## [REQUIRED WORK]
Can you transcribe the data exactly? Leave the pictures out.

============

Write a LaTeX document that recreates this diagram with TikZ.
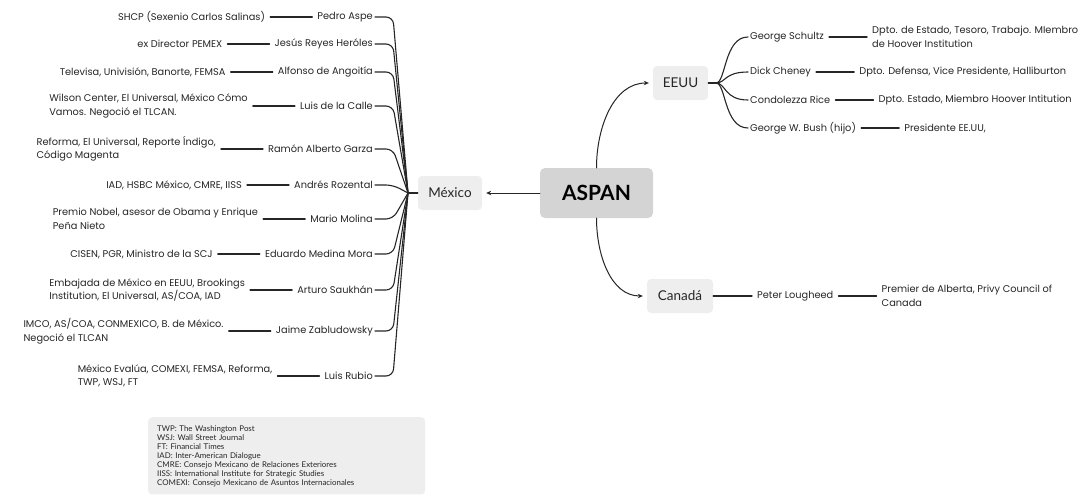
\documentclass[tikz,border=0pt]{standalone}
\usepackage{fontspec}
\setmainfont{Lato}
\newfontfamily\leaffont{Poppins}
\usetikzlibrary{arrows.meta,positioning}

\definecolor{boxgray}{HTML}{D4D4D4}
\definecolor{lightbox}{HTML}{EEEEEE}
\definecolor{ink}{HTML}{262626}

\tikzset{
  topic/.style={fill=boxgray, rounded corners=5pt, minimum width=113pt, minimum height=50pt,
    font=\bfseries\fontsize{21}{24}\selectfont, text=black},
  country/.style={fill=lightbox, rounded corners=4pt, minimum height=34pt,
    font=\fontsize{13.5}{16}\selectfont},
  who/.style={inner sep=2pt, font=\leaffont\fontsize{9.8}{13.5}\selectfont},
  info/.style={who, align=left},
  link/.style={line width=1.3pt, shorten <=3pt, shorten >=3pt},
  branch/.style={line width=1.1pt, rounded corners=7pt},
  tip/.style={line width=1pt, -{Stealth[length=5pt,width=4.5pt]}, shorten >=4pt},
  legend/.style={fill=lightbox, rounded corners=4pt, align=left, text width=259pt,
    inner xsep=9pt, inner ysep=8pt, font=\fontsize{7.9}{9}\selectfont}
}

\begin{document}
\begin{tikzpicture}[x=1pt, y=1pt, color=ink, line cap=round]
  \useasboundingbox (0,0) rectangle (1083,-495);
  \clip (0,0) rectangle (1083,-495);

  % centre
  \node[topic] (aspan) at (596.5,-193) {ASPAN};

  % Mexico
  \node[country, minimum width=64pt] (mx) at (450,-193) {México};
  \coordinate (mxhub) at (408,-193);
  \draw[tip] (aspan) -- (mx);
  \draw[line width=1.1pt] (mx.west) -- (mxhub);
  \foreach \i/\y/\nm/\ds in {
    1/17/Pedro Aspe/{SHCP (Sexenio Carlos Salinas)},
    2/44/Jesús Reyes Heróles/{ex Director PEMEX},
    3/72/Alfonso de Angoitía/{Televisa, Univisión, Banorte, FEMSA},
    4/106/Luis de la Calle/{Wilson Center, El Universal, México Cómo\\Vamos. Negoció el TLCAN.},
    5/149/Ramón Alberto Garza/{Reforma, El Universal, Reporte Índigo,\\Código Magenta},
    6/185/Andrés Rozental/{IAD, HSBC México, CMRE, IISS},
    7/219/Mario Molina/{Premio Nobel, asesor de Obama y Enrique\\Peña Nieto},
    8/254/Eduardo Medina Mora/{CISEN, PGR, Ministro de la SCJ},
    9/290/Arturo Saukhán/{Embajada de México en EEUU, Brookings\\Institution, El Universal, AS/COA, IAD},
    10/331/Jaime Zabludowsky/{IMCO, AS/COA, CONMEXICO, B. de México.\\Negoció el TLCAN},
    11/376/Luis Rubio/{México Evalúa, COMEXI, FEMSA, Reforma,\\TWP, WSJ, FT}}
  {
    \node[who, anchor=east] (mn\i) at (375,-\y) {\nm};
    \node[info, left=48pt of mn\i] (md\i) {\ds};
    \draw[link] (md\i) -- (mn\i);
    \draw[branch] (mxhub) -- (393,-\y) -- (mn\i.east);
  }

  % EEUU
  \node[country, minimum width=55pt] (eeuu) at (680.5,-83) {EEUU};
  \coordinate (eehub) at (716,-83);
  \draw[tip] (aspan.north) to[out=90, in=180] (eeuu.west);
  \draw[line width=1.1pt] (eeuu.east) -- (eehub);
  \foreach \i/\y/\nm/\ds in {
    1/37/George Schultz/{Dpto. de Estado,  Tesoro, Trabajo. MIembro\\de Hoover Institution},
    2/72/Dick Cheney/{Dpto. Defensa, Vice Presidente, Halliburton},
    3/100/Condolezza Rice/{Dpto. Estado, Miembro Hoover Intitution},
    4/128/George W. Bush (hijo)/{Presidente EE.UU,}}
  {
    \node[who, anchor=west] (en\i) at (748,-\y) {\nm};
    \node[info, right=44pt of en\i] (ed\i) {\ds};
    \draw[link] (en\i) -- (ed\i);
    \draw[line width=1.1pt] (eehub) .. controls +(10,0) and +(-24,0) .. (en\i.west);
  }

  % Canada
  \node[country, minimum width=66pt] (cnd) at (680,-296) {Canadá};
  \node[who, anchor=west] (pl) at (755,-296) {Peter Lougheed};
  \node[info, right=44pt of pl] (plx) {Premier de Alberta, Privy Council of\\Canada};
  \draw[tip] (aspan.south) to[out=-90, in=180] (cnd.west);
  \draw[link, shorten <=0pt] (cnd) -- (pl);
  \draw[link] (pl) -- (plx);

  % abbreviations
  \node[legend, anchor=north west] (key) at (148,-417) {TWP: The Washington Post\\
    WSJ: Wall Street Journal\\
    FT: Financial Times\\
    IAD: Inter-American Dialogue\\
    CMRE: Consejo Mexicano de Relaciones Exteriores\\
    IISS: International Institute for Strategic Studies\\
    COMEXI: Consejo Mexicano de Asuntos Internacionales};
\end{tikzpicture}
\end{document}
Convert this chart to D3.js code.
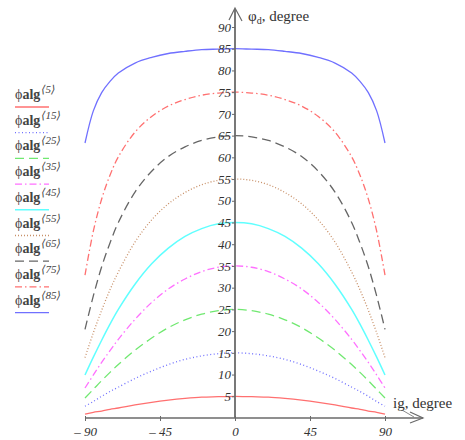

============

## [EXPECTED ANSWER]
Write a LaTeX document that recreates this diagram with TikZ.
\documentclass[tikz,border=0pt]{standalone}
\usepackage{fontspec}
\setmainfont{Lato}
\newfontfamily\leaffont{Poppins}
\usetikzlibrary{arrows.meta,positioning}

\definecolor{boxgray}{HTML}{D4D4D4}
\definecolor{lightbox}{HTML}{EEEEEE}
\definecolor{ink}{HTML}{262626}

\tikzset{
  topic/.style={fill=boxgray, rounded corners=5pt, minimum width=113pt, minimum height=50pt,
    font=\bfseries\fontsize{21}{24}\selectfont, text=black},
  country/.style={fill=lightbox, rounded corners=4pt, minimum height=34pt,
    font=\fontsize{13.5}{16}\selectfont},
  who/.style={inner sep=2pt, font=\leaffont\fontsize{9.8}{13.5}\selectfont},
  info/.style={who, align=left},
  link/.style={line width=1.3pt, shorten <=3pt, shorten >=3pt},
  branch/.style={line width=1.1pt, rounded corners=7pt},
  tip/.style={line width=1pt, -{Stealth[length=5pt,width=4.5pt]}, shorten >=4pt},
  legend/.style={fill=lightbox, rounded corners=4pt, align=left, text width=259pt,
    inner xsep=9pt, inner ysep=8pt, font=\fontsize{7.9}{9}\selectfont}
}

\begin{document}
\begin{tikzpicture}[x=1pt, y=1pt, color=ink, line cap=round]
  \useasboundingbox (0,0) rectangle (1083,-495);
  \clip (0,0) rectangle (1083,-495);

  % centre
  \node[topic] (aspan) at (596.5,-193) {ASPAN};

  % Mexico
  \node[country, minimum width=64pt] (mx) at (450,-193) {México};
  \coordinate (mxhub) at (408,-193);
  \draw[tip] (aspan) -- (mx);
  \draw[line width=1.1pt] (mx.west) -- (mxhub);
  \foreach \i/\y/\nm/\ds in {
    1/17/Pedro Aspe/{SHCP (Sexenio Carlos Salinas)},
    2/44/Jesús Reyes Heróles/{ex Director PEMEX},
    3/72/Alfonso de Angoitía/{Televisa, Univisión, Banorte, FEMSA},
    4/106/Luis de la Calle/{Wilson Center, El Universal, México Cómo\\Vamos. Negoció el TLCAN.},
    5/149/Ramón Alberto Garza/{Reforma, El Universal, Reporte Índigo,\\Código Magenta},
    6/185/Andrés Rozental/{IAD, HSBC México, CMRE, IISS},
    7/219/Mario Molina/{Premio Nobel, asesor de Obama y Enrique\\Peña Nieto},
    8/254/Eduardo Medina Mora/{CISEN, PGR, Ministro de la SCJ},
    9/290/Arturo Saukhán/{Embajada de México en EEUU, Brookings\\Institution, El Universal, AS/COA, IAD},
    10/331/Jaime Zabludowsky/{IMCO, AS/COA, CONMEXICO, B. de México.\\Negoció el TLCAN},
    11/376/Luis Rubio/{México Evalúa, COMEXI, FEMSA, Reforma,\\TWP, WSJ, FT}}
  {
    \node[who, anchor=east] (mn\i) at (375,-\y) {\nm};
    \node[info, left=48pt of mn\i] (md\i) {\ds};
    \draw[link] (md\i) -- (mn\i);
    \draw[branch] (mxhub) -- (393,-\y) -- (mn\i.east);
  }

  % EEUU
  \node[country, minimum width=55pt] (eeuu) at (680.5,-83) {EEUU};
  \coordinate (eehub) at (716,-83);
  \draw[tip] (aspan.north) to[out=90, in=180] (eeuu.west);
  \draw[line width=1.1pt] (eeuu.east) -- (eehub);
  \foreach \i/\y/\nm/\ds in {
    1/37/George Schultz/{Dpto. de Estado,  Tesoro, Trabajo. MIembro\\de Hoover Institution},
    2/72/Dick Cheney/{Dpto. Defensa, Vice Presidente, Halliburton},
    3/100/Condolezza Rice/{Dpto. Estado, Miembro Hoover Intitution},
    4/128/George W. Bush (hijo)/{Presidente EE.UU,}}
  {
    \node[who, anchor=west] (en\i) at (748,-\y) {\nm};
    \node[info, right=44pt of en\i] (ed\i) {\ds};
    \draw[link] (en\i) -- (ed\i);
    \draw[line width=1.1pt] (eehub) .. controls +(10,0) and +(-24,0) .. (en\i.west);
  }

  % Canada
  \node[country, minimum width=66pt] (cnd) at (680,-296) {Canadá};
  \node[who, anchor=west] (pl) at (755,-296) {Peter Lougheed};
  \node[info, right=44pt of pl] (plx) {Premier de Alberta, Privy Council of\\Canada};
  \draw[tip] (aspan.south) to[out=-90, in=180] (cnd.west);
  \draw[link, shorten <=0pt] (cnd) -- (pl);
  \draw[link] (pl) -- (plx);

  % abbreviations
  \node[legend, anchor=north west] (key) at (148,-417) {TWP: The Washington Post\\
    WSJ: Wall Street Journal\\
    FT: Financial Times\\
    IAD: Inter-American Dialogue\\
    CMRE: Consejo Mexicano de Relaciones Exteriores\\
    IISS: International Institute for Strategic Studies\\
    COMEXI: Consejo Mexicano de Asuntos Internacionales};
\end{tikzpicture}
\end{document}
Convert this chart to D3.js code.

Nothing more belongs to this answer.